Wings: Rudy “We missed a bunch of shots we usually make” Gay, DeMar DeRozan, Landry Fields, Terrence Ross, and Steve Novak v. Tony Allen, Quincy Pondexter, Tayshaun Prince, Mike Miller, and Jamaal Franklin
After watching the shooting performance by DeRozan and Gay on Monday night, I’m begrudgingly giving this spot to the Raptors, who have more talent and depth than the Grizzlies. Tony Allen is a phenomenal defender and should give both DD and Gay all they can handle, but he can only defend one player at a time, and the other one (or Terrence Ross) should be able to get his shots up against the other Grizz defender. That non Allen/Conley/Gasol/Randolph spot on the floor seems, on paper, to be the defensive weak point for the Raps to attack, and it’ll likely fall to Terrence Ross and DeMar to deliver a big game on the scoresheet.

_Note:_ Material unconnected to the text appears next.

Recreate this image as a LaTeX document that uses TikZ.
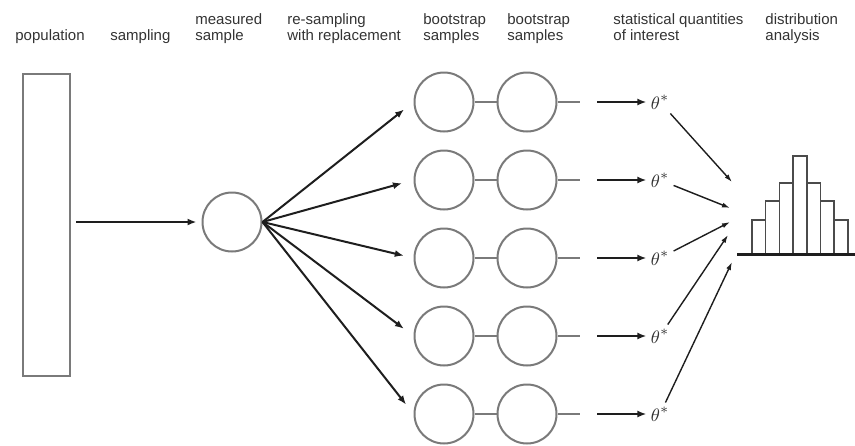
\documentclass[tikz,border=0pt]{standalone}
\usepackage{fontspec}
\setmainfont{Liberation Sans}
\usetikzlibrary{arrows.meta}

\definecolor{rim}{HTML}{7A7A7A}
\definecolor{ink}{HTML}{1E1E1E}
\definecolor{words}{HTML}{333333}

\begin{document}
\begin{tikzpicture}[x=0.5pt, y=-0.5pt, font=\fontsize{7.5}{8}\selectfont]
    \useasboundingbox (0,0) rectangle (855,445);

    % column headings
    \begin{scope}[every node/.style={anchor=base west, align=left, inner sep=0pt, text=words}]
        \node (lab1) at (15,40) {population};
        \node (lab2) at (110,40) {sampling};
        \node (lab3) at (195,40) {measured\\sample};
        \node (lab4) at (287,40) {re-sampling\\with replacement};
        \node (lab5) at (423,40) {bootstrap\\samples};
        \node (lab6) at (507,40) {bootstrap\\samples};
        \node (lab7) at (613,40) {statistical quantities\\of interest};
        \node (lab8) at (765,40) {distribution\\analysis};
    \end{scope}

    % population and measured sample
    \node[draw=rim, line width=1pt, minimum width=23.5pt, minimum height=151pt, inner sep=0pt] (pop) at (46.5,225) {};
    \node[circle, draw=rim, line width=1pt, minimum size=29.5pt, inner sep=0pt] (s) at (232,222) {};

    % bootstrap samples
    \begin{scope}[every node/.style={circle, draw=rim, line width=1pt, minimum size=29.5pt, inner sep=0pt}]
        \node (a1) at (444,102) {};
        \node (b1) at (527,102) {};
        \node (a2) at (444,180) {};
        \node (b2) at (527,180) {};
        \node (a3) at (444,258) {};
        \node (b3) at (527,258) {};
        \node (a4) at (444,336) {};
        \node (b4) at (527,336) {};
        \node (a5) at (444,414) {};
        \node (b5) at (527,414) {};
    \end{scope}

    \coordinate (e1) at (580,102);
    \coordinate (e2) at (580,180);
    \coordinate (e3) at (580,258);
    \coordinate (e4) at (580,336);
    \coordinate (e5) at (580,414);
    \coordinate (f1) at (597,102);
    \coordinate (f2) at (597,180);
    \coordinate (f3) at (597,258);
    \coordinate (f4) at (597,336);
    \coordinate (f5) at (597,414);

    % statistics
    \begin{scope}[every node/.style={inner sep=2pt, text=words, font=\fontsize{9.5}{10}\selectfont}]
        \node (t1) at (660,102) {$\theta^*$};
        \node (t2) at (660,180) {$\theta^*$};
        \node (t3) at (660,258) {$\theta^*$};
        \node (t4) at (660,336) {$\theta^*$};
        \node (t5) at (660,414) {$\theta^*$};
    \end{scope}

    \coordinate (p1) at (732,182);
    \coordinate (p2) at (730,208);
    \coordinate (p3) at (730,222);
    \coordinate (p4) at (728,235);
    \coordinate (p5) at (732,262);

    \begin{scope}[every edge/.style={draw=ink, line width=1pt}]
        \path [-{Latex[length=4.5pt,width=3.5pt]}] (pop.east |- s) edge[shorten <=2.5pt, shorten >=2.5pt] (s);
        \path [-{Latex[length=4.5pt,width=3.5pt]}] (s.east) edge[shorten >=6pt] (a1.west);
        \path [-{Latex[length=4.5pt,width=3.5pt]}] (s.east) edge[shorten >=6pt] (a2.west);
        \path [-{Latex[length=4.5pt,width=3.5pt]}] (s.east) edge[shorten >=5pt] (a3.west);
        \path [-{Latex[length=4.5pt,width=3.5pt]}] (s.east) edge[shorten >=6pt] (a4.west);
        \path [-{Latex[length=4.5pt,width=3.5pt]}] (s.east) edge[shorten >=6pt] (a5.west);

        \path [-{Latex[length=4.5pt,width=3.5pt]}] (f1) edge (t1);
        \path [-{Latex[length=4.5pt,width=3.5pt]}] (f2) edge (t2);
        \path [-{Latex[length=4.5pt,width=3.5pt]}] (f3) edge (t3);
        \path [-{Latex[length=4.5pt,width=3.5pt]}] (f4) edge (t4);
        \path [-{Latex[length=4.5pt,width=3.5pt]}] (f5) edge (t5);
    \end{scope}

    \begin{scope}[every edge/.style={draw=rim, line width=1pt}]
        \path [-] (a1) edge (b1);
        \path [-] (a2) edge (b2);
        \path [-] (a3) edge (b3);
        \path [-] (a4) edge (b4);
        \path [-] (a5) edge (b5);
        \path [-] (b1) edge (e1);
        \path [-] (b2) edge (e2);
        \path [-] (b3) edge (e3);
        \path [-] (b4) edge (e4);
        \path [-] (b5) edge (e5);
    \end{scope}

    \begin{scope}[every edge/.style={draw=ink, line width=0.7pt}]
        \path [-{Latex[length=4pt,width=2.5pt]}] (t1) edge (p1);
        \path [-{Latex[length=4pt,width=2.5pt]}] (t2) edge (p2);
        \path [-{Latex[length=4pt,width=2.5pt]}] (t3) edge (p3);
        \path [-{Latex[length=4pt,width=2.5pt]}] (t4) edge (p4);
        \path [-{Latex[length=4pt,width=2.5pt]}] (t5) edge (p5);
    \end{scope}

    % histogram
    \draw[draw=ink!80, line width=0.75pt]
        (752,254) rectangle (765.7,220)
        (765.7,254) rectangle (779.4,201)
        (779.4,254) rectangle (793.1,183)
        (793.1,254) rectangle (806.8,156)
        (806.8,254) rectangle (820.5,183)
        (820.5,254) rectangle (834.2,201)
        (834.2,254) rectangle (847.9,220);
    \draw[draw=ink, line width=1.5pt] (737,254) -- (855,254);
\end{tikzpicture}
\end{document}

Bigs: Jonas Valanciunas, Amir Johnson, Tyler Hansbrough, Quincy Acy, and Aaron Gray v. Marc Gasol, Zach Randolph, Ed Davis, Kosta Koufos, and Jon Leuer
Now THAT’S depth in the frontcourt! All the attention will go to Marc Gasol and Zach Randolph, and rightfully so, but Ed Davis and Kosta Koufos are both above-average backup bigs who will provide a smaller, more athletic look against the Raptor frontline. It’s absolutely key for Jonas to avoid foul trouble, lest we end up with Z-Bo literally killing Tyler Hansbrough on the court – or, even worse, Landry Fields at the four.
Sportsbook’s line is Grizzlies by 6, but I’m a bit bullish on the Raps covering that, provided there’s some semblance of an offensive flow (I don’t ask for much!). Of course, Jonas getting in foul trouble early could flip this game into a blowout early. I’ll split the difference and say Grizzlies by 3, but I’m far more confident in telling you to bet the under, no matter the outcome.